Что, кстати говоря, он подсознательно знал всегда. Где-то с одиннадцати лет. Тут он вспомнил про книжку с принцем Рупертом. Да, дело было весной семьдесят пятого года. Ливень, бурный, какой-то южно-американский, шел два дня. Утром третьего надо было решать: идти в школу или нет. Не высовывать носа казалось заманчивым, но еще заманчивее — вплыть в эти потоки, которые когда-то были улицами, вымокнуть до нитки, добраться до наверняка пустой школы, послоняться там одиноким героем. Он так и помнил эту картину: подсолнечное пятно лампы на столе, вода и серость за окном, раскрытая книга, которую он разглядывал все утро. Картинка «Армия Кромвеля в походе»: лес пик, поворот колонны за угол проселочной дороги, живая изгородь, дождь, мокрый офицер на понурой лошади. Казалось, если он осмелится выйти на улицу, то попадет прямиком в эту картинку, ему дадут пику и отправят воевать среди живых изгородей и полуразрушенных замков. И его портрет украсит книгу. В то же время в картинке была какая-то потрясающе нежная грусть, дорога, по которой плюхали промокшие «круглоголовые», манила куда-то вдаль, за горизонт, за пределы Британии, где шла война, быть может, как раз в Ирландию. И они — кромвелевские солдаты — туда добрались. И он, в конце концов, добрался. Впрочем, об этом в 1975 году не смел и мечтать. Потому накинул курточку и отважно шагнул в волны потопа.
То был действительно потоп. Мутная вода доходила «Жигулям» до ручки дверцы, машины фыркали, вскипали, будто чайник, белым паром, и замирали. Светофоры истерически мигали оставшимся красным глазом: «Стой! Стой! Стой!» Редкие людишки шли, закатав брюки до колен, но это не помогало — ведь брели они порой по пояс в потоке. Дождь, естественно, не прекращался.
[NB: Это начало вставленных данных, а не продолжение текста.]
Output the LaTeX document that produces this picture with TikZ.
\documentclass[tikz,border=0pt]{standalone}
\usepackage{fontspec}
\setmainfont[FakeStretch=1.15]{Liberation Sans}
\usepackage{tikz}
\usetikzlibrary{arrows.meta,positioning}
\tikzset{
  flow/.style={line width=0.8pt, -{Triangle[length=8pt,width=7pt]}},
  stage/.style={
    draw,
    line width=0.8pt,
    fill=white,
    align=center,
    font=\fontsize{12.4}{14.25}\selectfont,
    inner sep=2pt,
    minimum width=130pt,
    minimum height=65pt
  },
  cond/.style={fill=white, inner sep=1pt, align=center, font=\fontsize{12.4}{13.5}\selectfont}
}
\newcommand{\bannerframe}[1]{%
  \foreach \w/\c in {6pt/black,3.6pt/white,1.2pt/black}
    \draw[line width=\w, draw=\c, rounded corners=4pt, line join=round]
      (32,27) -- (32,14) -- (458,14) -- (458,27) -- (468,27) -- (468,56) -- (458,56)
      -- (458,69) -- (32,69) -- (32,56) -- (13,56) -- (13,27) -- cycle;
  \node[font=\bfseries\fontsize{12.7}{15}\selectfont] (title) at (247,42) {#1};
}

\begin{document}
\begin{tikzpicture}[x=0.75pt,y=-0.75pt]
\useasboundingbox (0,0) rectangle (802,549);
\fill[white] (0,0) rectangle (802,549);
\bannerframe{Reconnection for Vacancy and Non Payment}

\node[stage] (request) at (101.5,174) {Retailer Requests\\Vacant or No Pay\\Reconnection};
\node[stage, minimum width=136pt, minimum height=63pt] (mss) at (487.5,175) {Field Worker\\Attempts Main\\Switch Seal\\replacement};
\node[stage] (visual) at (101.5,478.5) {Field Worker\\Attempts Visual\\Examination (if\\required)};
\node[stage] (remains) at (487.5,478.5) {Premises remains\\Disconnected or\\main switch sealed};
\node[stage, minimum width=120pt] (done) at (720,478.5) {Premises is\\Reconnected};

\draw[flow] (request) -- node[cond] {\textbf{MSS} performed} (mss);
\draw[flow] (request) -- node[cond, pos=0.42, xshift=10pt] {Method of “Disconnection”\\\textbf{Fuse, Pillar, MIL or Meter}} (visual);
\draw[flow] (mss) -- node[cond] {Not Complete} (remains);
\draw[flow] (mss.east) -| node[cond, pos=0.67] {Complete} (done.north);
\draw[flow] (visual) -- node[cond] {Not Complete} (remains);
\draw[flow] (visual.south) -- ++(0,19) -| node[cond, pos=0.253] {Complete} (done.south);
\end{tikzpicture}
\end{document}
Какое это было приключение, какой Майн Рид с Фенимором Купером! Он пересек родной проспект Кирова, припадающий на одну сторону на щитковые дома, пробрался, почти проплыл, метров двести вдоль, затем свернул на тихую Школьную: математическая школа, школа для дураков, четвертая шарага, райком партии, его школа. Что и требовалось доказать: она пуста. Два-три вымокших идиота, которых прогоняет домой оручая техничка: «Пошто пришли? Я-те!!! Нету никого! Домой, домой!!!»
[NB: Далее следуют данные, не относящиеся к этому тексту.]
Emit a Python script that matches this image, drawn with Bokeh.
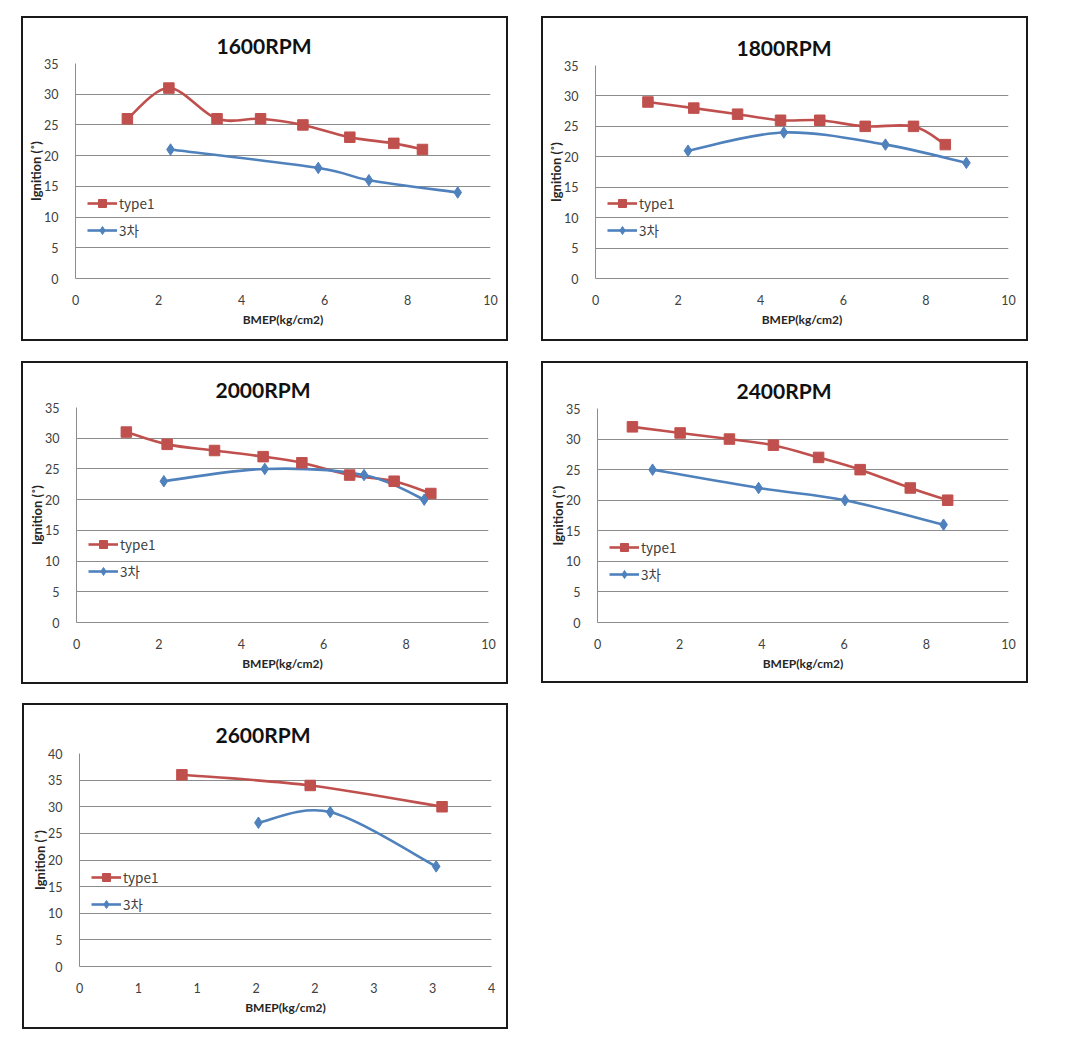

Выполнив героический долг, он действительно поспешил домой. Дождь кончился, вспыхнуло солнце, придав картине стихийного бедствия оттенок лихорадочной, болезненной веселости. Вода потихоньку спадала, заворачиваясь бурыми косичками и кренделями у решеток канализации. Высыпали другие дети — с голыми ногами, в одних дождевиках, они брызгались, запускали кораблики, мгновенно сооруженные из пенопласта и деревянных чижиков, по-дурному кричали. Сразу стало как-то неуютно, мокрая одежда, нагретая солнцем, воняла сыростью и подвалом того дома на Автомеханической, куда обычно собирались курить и играть в карты. В ушах зашумело, солнечные блики на воде слепили, идти было тяжело. Он стянул с себя курточку и понес ее в руке. Еле перейдя вброд проспект Ильича, по которому медленно плыли машины, он обнаружил, что развязался шнурок. Пристроив куртку на ветку, завязал и двинулся дальше. Дома он был через двадцать минут. Еще через час вспомнил про куртку. Натянул не высохшую еще одежду и побрел назад. Никакой куртки там уже не было.